The loan scheme for small and medium-sized businesses was announced as part of a major Brexit-proofing spending package in Irish Finance Minister Paschal Donohoe's 2018 budget.
The heavy reliance of Irish businesses on trade with Britain has spurred fears they could face difficulties when the UK leaves the EU in March 2019. The possible reinstatement of a hard border between the two countries has also caused concerns.
"As the impact of Brexit unfolds over the coming years, it is clear that there are likely to be permanent changes in our trade patterns," Donohoe said.
"Small and medium businesses will need to innovate and increasingly look to new European and international markets other than the UK," he added.
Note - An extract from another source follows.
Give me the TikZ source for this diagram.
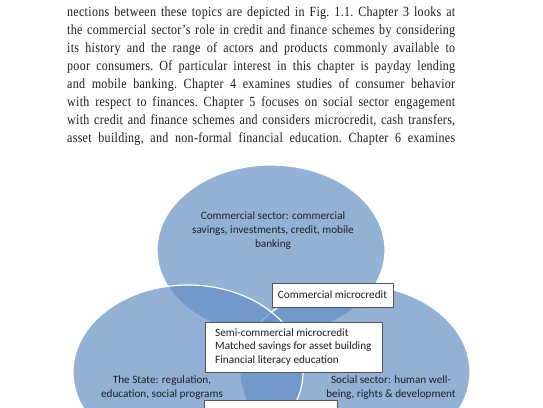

The proposal -- dubbed a "Brexit Loan Scheme" -- will offer competitive interest rates of around four percent on loans to businesses with up to 499 employees.
The initiative will receive funding from the Irish government as well as the European Investment Bank Group, the European Commission and the Strategic Banking Corporation of Ireland.
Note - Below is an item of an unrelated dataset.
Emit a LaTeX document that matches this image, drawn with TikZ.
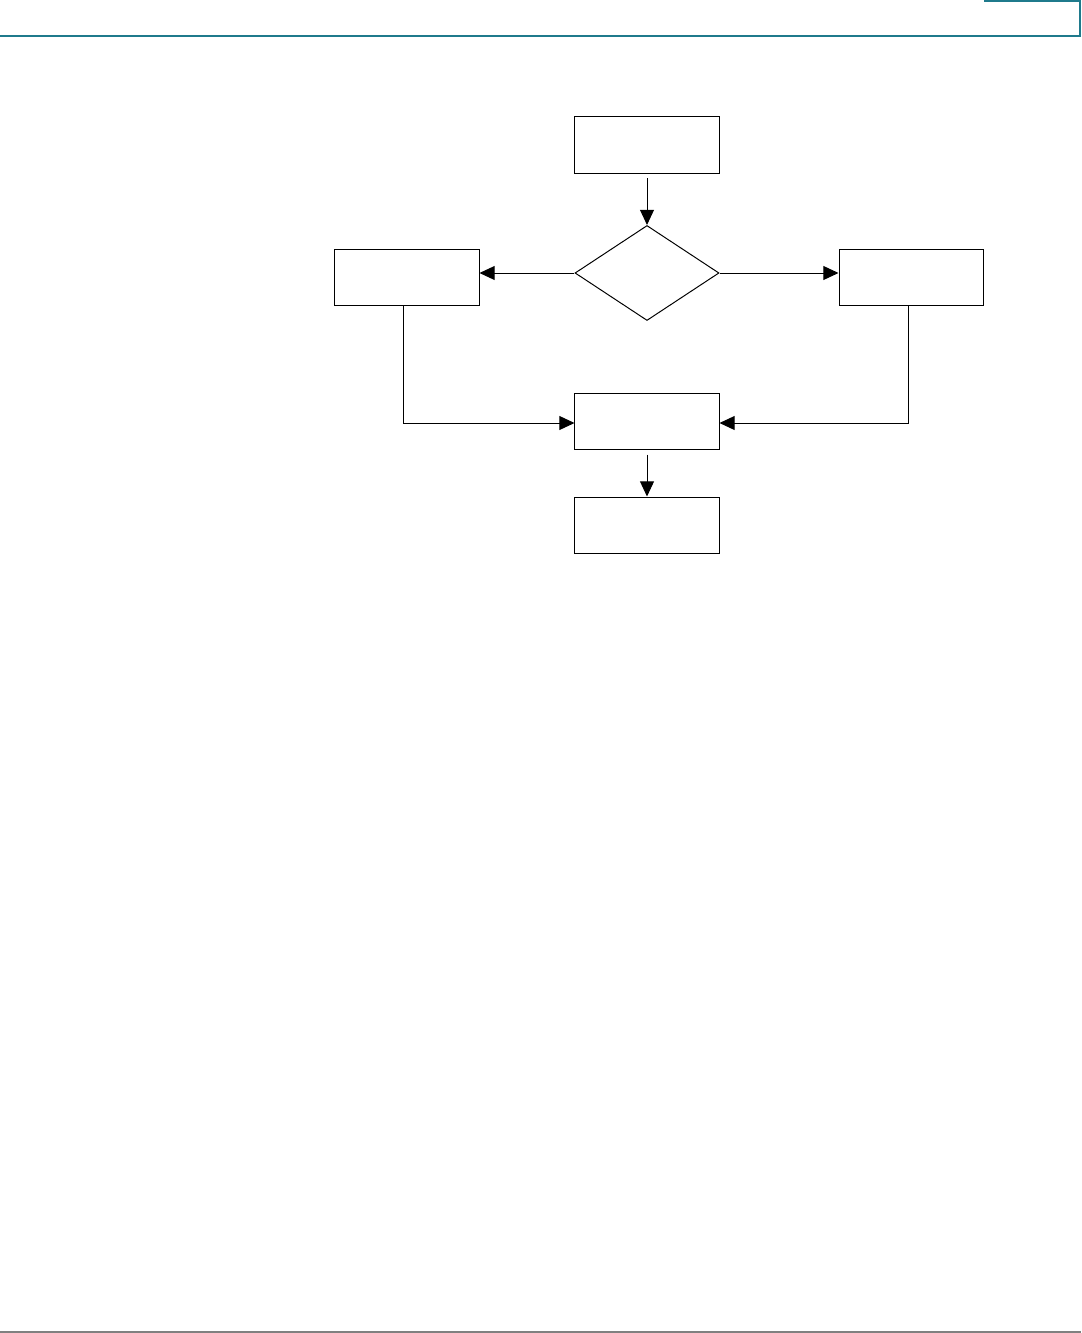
\documentclass[tikz,border=0pt]{standalone}
\usepackage{xcolor}
\usetikzlibrary{arrows.meta,positioning,shapes.geometric}
\definecolor{teal2}{HTML}{1F7A8C}
\definecolor{rule2}{HTML}{808080}

\begin{document}
\begin{tikzpicture}[
          x=0.025cm,y=-0.025cm,
          box/.style={draw,line width=0.7pt,minimum width=3.6cm,
                      minimum height=1.4cm,inner sep=0pt},
          decbox/.style={draw,diamond,line width=0.7pt,inner sep=0pt,
                         minimum width=3.6cm,minimum height=2.375cm},
          arr/.style={-{Triangle[length=3.8mm,width=3.5mm]},line width=0.7pt},
      ]
        \useasboundingbox (0,0) rectangle (1081,1333);
        % page frame
        \draw[teal2,line width=0.9pt] (0,36) -- (1080,36) -- (1080,1) -- (984,1);
        \draw[rule2,line width=0.9pt] (0,1332) -- (1081,1332);

        \node[box] (start) at (647,145) {};
        \node[decbox] (decide) at (647,273) {};
        \node[box] (left) at (407,277) {};
        \node[box] (right) at (911,277) {};
        \node[box] (merge) at (647,421) {};
        \node[box] (finish) at (647,525) {};

        \draw[arr,shorten <=0.125cm] (start) -- (decide);
        \draw[arr] (decide.west) -- (left.east |- decide.west);
        \draw[arr] (decide.east) -- (right.west |- decide.east);
        \draw[arr] ([xshift=-0.1cm]left.south) |- ([yshift=-0.05cm]merge.west);
        \draw[arr] ([xshift=-0.075cm]right.south) |- ([yshift=-0.05cm]merge.east);
        \draw[arr,shorten <=0.125cm] (merge) -- (finish);
      \end{tikzpicture}
\end{document}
Donohoe also promised that an extra 25 million euros in loans would be set aside for farmers and food processors, noting Irish food businesses are uniquely exposed to the British market.
Deputy head of government Frances Fitzgerald said the measures would "help Irish exporters to grow their international sales and diversify their markets."
The British Irish Chamber of Commerce welcomed the announcements, which it said would provide "much needed support" to small and medium-sized businesses, which employ over 69 percent of the workforce.
Ireland has also announced the opening of new diplomatic representations in Chile, Colombia, Jordan, Vancouver and Mumbai, which Minister for Foreign Affairs Simon Coveney called "important first steps in expanding our global footprint."
However, he added that he wanted Ireland "to go further and to look at expanding our diplomatic and economic footprint across a European Union which will remain, by far, the most important market for Irish goods."
Strong economic growth earned Ireland the nickname of Celtic Tiger during the 1990s, but had to be bailed out after the 2008 financial crisis. The country has only returned to economic growth in the last few years.
The government said the budget was aimed at "balancing the books" while ensuring that the Irish economy, predicted to grow 4.3 percent in 2017, is strong enough to withstand any potential impact from Brexit.